– Иди, работай спокойно. Никто не собирается сажать тебя, – ответил Джура.
– Ах, долгой жизни я вам желаю, товарищ начальник, очень долгой… – Натан снова заплакал. – Если не от меня, то от аллаха… – он запнулся, – хочу сказать, от государства воздастся вам за благодеяние.
– Сабир, – сказав Джура, – составь опись, и пусть Натан распишется…
– Спасибо, спасибо, ах, товарищ начальник… Не успел продать…
Я повел Натана к себе, составил акт о передаче в милицию награбленных вещей. Золотые браслеты были из тех, о которых говорила певица Уктам. Прав оказался Зубов: вернули‑таки золото.
Джуры не было три дня. Зубов сказал, что он уехал в Бештерак. На четвертый день я ехал с милиционерами на стрельбище и увидел далеко на дороге двух конных. Одного сразу узнал по посадке – Джура. А когда приблизились, узнал и второго: это была жена Ураза. Ребенка Джура держал на руках.
В конце сентября в кишлаках стало особенно беспокойно: – дурные вести приходили каждый день.
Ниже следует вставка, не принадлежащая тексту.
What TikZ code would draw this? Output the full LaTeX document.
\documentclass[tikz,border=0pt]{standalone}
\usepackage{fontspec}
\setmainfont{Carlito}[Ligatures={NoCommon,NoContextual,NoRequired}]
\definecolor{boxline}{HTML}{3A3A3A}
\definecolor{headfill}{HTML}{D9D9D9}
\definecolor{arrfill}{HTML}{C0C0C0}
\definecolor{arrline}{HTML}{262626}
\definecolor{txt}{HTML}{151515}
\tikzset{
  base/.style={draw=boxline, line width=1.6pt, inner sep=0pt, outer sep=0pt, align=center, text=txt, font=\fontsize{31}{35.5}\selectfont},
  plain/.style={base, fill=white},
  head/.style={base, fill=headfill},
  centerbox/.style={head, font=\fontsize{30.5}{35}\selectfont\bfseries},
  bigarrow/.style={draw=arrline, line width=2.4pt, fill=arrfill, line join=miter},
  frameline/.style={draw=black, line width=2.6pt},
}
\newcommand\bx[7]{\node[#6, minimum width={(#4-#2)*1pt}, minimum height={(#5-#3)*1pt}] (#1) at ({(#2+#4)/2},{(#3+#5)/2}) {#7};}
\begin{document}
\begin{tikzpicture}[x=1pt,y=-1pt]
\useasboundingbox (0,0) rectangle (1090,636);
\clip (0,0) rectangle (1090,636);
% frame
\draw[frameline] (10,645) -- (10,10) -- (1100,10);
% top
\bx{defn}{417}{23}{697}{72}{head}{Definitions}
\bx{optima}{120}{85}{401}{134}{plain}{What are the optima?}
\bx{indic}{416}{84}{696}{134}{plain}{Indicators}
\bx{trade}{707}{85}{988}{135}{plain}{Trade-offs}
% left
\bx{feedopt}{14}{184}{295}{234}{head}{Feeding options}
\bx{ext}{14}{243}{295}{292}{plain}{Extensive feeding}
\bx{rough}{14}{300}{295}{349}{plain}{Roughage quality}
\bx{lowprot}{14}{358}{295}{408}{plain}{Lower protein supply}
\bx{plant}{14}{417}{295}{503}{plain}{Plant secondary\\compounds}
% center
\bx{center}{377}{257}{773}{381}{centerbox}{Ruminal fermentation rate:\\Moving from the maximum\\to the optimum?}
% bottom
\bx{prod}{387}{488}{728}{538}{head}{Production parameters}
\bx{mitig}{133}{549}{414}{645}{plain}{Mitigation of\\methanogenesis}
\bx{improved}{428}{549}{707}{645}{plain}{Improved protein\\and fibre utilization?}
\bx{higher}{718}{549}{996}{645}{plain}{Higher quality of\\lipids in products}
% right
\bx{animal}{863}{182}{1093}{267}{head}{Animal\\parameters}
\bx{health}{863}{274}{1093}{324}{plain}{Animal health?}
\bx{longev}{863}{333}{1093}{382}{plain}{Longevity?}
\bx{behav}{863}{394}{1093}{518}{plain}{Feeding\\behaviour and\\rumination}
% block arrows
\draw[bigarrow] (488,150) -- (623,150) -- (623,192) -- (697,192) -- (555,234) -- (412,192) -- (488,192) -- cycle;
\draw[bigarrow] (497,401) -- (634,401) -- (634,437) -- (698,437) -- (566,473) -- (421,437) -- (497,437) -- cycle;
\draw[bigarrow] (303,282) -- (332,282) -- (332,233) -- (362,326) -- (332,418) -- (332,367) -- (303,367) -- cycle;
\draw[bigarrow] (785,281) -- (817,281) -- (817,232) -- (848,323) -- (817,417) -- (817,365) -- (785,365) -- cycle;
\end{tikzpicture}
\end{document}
Басмачи не нападали теперь целой бандой, а разбивались на группы в несколько человек и кусали исподтишка, но часто и в разных местах одновременно. Трудно, было понять – то ли мало осталось у них людей, то ли берегут силы, готовятся к решительному нападению. В Чадаке убили молодого парня, учителя, приехавшего как и я, по путевке комсомола. Только день и успел поработать… В Тангатапды басмачи напали на обоз, отвозивший в город на продажу урожай фруктов. Еще в одном кишлаке растерзали корреспондента ташкентской газеты и тело сбросили в обрыв…
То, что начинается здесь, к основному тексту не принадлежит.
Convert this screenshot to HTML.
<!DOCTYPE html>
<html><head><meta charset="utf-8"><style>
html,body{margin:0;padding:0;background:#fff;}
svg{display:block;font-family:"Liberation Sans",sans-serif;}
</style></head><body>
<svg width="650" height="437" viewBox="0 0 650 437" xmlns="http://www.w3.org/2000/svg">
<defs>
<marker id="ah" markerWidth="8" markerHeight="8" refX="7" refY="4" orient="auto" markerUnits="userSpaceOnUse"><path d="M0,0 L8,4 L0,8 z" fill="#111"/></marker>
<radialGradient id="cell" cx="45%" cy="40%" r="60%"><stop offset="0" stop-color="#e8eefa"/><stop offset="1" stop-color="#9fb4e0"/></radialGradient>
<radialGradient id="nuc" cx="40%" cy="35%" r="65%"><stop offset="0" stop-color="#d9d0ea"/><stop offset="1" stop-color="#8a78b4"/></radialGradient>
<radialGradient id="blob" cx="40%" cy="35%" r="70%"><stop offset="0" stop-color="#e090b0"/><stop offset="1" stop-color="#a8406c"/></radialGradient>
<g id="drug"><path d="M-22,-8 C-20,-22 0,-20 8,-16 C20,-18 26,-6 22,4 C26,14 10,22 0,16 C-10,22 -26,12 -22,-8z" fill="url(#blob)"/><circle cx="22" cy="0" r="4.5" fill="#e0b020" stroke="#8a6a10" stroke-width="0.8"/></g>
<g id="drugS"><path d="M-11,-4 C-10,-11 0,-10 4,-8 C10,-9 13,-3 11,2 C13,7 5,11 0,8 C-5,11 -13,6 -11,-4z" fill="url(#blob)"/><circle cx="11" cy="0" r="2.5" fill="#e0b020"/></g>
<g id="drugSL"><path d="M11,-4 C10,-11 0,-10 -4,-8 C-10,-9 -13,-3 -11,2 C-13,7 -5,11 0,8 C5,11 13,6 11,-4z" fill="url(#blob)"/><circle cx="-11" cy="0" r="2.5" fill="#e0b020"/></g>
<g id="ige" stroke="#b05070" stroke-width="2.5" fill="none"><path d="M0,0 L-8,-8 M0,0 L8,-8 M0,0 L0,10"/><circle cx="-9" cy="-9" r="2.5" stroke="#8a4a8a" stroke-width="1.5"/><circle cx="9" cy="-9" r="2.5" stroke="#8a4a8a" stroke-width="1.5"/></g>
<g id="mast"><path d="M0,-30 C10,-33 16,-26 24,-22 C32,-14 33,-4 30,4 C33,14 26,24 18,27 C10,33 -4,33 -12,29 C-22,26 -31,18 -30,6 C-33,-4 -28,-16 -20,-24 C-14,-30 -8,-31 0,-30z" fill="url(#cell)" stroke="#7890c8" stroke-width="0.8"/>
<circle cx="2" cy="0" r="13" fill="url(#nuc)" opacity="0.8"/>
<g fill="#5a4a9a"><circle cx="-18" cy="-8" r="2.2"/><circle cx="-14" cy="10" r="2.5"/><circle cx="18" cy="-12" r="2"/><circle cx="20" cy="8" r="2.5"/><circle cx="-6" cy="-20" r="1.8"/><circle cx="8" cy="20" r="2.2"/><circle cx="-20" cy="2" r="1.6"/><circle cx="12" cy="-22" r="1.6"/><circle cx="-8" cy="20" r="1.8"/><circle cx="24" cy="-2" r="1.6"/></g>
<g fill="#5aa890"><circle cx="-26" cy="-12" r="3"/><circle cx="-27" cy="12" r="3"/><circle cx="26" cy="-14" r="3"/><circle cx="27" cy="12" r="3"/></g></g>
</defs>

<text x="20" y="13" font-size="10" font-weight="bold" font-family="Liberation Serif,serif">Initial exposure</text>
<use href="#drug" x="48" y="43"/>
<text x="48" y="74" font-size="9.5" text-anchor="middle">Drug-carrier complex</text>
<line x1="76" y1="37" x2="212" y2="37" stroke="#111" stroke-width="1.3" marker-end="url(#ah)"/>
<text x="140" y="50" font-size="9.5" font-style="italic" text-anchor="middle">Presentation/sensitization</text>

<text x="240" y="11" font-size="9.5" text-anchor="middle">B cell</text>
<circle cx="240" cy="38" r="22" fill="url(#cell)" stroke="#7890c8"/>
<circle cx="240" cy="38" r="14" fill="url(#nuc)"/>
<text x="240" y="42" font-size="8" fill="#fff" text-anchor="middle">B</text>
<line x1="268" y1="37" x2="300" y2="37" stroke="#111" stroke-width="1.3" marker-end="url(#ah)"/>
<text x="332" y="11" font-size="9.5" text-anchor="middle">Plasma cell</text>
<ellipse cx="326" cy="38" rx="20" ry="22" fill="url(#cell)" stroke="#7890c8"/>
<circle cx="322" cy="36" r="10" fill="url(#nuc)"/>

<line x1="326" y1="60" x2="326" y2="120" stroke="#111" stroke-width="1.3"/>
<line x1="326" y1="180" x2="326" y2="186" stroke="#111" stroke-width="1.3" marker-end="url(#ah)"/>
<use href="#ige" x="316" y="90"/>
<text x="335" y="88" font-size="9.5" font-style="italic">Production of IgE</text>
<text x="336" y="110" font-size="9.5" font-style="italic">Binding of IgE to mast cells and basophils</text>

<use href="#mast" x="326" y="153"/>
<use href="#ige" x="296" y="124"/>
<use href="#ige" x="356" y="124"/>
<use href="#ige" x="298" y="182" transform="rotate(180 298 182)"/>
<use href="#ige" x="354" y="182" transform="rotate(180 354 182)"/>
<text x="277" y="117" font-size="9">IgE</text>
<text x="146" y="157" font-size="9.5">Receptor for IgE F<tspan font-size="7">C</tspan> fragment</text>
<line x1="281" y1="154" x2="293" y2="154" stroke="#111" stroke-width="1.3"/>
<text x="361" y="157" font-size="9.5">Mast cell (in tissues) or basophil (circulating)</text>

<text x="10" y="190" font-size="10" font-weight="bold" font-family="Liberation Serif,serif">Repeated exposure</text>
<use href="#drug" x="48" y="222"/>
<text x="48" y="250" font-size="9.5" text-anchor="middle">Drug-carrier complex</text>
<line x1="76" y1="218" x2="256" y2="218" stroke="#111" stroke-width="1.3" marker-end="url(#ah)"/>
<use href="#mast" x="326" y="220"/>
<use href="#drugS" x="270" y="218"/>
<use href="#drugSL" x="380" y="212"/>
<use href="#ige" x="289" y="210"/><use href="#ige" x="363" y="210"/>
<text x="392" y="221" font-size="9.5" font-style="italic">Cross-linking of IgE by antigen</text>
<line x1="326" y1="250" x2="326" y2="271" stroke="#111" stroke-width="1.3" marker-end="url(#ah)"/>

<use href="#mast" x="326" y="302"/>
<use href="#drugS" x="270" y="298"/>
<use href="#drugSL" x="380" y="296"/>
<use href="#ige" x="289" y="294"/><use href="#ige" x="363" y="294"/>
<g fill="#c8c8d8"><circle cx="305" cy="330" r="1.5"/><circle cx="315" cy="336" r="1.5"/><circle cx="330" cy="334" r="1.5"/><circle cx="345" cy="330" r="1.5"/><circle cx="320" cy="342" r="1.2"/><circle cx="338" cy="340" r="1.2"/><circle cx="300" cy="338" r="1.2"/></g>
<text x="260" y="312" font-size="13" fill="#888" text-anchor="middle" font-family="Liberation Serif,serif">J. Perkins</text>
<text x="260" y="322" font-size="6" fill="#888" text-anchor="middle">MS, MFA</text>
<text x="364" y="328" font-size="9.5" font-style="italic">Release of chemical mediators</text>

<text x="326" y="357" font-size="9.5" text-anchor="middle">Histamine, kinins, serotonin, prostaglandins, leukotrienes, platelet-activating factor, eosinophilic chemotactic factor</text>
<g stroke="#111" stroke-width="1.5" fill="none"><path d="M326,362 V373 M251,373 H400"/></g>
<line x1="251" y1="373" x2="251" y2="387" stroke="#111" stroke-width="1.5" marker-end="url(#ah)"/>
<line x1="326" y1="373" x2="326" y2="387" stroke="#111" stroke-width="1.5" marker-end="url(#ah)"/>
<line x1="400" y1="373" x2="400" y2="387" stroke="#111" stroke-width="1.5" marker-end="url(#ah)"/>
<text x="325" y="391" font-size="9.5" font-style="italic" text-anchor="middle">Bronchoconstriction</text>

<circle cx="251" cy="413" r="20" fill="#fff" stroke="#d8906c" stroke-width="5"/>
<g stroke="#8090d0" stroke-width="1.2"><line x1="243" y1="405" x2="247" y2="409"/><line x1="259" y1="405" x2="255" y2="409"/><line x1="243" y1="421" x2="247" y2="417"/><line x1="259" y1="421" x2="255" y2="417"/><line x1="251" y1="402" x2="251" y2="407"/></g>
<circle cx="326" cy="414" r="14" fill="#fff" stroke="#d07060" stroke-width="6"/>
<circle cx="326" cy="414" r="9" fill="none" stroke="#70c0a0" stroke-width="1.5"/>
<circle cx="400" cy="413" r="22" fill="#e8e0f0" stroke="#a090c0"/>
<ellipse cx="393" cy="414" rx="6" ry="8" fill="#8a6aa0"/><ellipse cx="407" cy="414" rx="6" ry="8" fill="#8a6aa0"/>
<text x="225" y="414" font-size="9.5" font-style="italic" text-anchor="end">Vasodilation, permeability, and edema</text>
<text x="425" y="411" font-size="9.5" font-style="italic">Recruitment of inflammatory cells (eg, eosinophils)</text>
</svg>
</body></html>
В кишлаках портились собранные овощи, виноград, яблоки, дыни, амбары были переполнены, а тут еще: зачастили дожди, на дорогах слякоть. Арбакеши отказывались пускаться в путь без охраны, каждый небольшой обоз сопровождали несколько милиционеров. Нам тоже приходилось охранять обозы, свободного времени почти не было, но по настоянию Зубова все наши работники и милиционеры еще и занимались ежедневно: тренировались в стрельбе, ездили верхом, а я учил грамоте тех, кто не знал ее. Неграмотных было много, не все хотели учиться, некоторые увиливали, и тогда Зубов распорядился повесить в коридоре милиции лозунг: «Кто не учится, тот внутренний враг!»
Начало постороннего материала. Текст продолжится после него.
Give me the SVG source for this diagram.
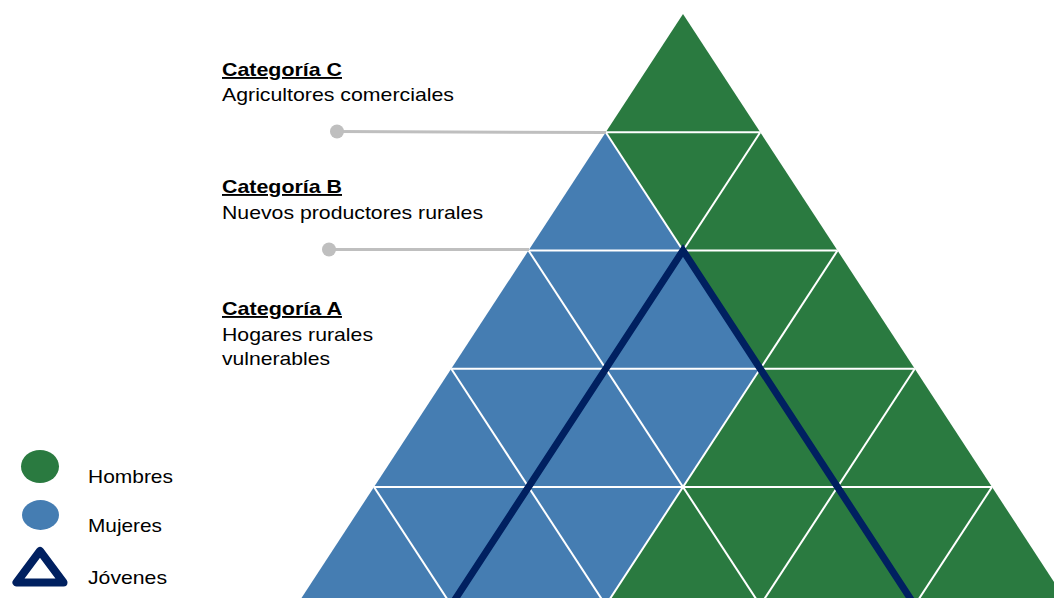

Лозунг показался мне очень страшным, и я было попросил Зубова заменить его на другой, помягче, но начальник не согласился. Потом грозный плакат примелькался, и, как бывает обычно, люди перестали замечать его.
Я привык к новому месту, новым товарищам, а работа моя даже стала мне нравиться, хотя стихи писать я не бросил и даже показывал их Джуре, а он подшучивал надо мной: «Поэт», объясняя этим и неумелость мою, и незнание людей, и увлечение крайностями… Меж тем я научился прилично стрелять, владеть саблей, только вот замучил меня жеребец Ураза. С неделю после смерти хозяина гнедой ничего не ел, глаза сделались тусклыми, стоял, опустив голову, не шевелился. Если я входил в конюшню – перебирал ногами, оглядывался на меня и замирал. Только через неделю начал пить, потянулся к кормушке. До того никого не подпускал к себе, лишь жену Ураза, а теперь давал мне подойти и погладить себя. Еще через неделю я сел на жеребца верхом и несколько раз объехал двор. И наконец я приучил гнедого к себе. Товарищи завидовали мне, просили разрешения прокатиться на таком знатном скакуне, но гнедой никого из них не подпускал – кусал или лягал, если подходили сзади. Признавал только меня да жену Ураза, Зебо.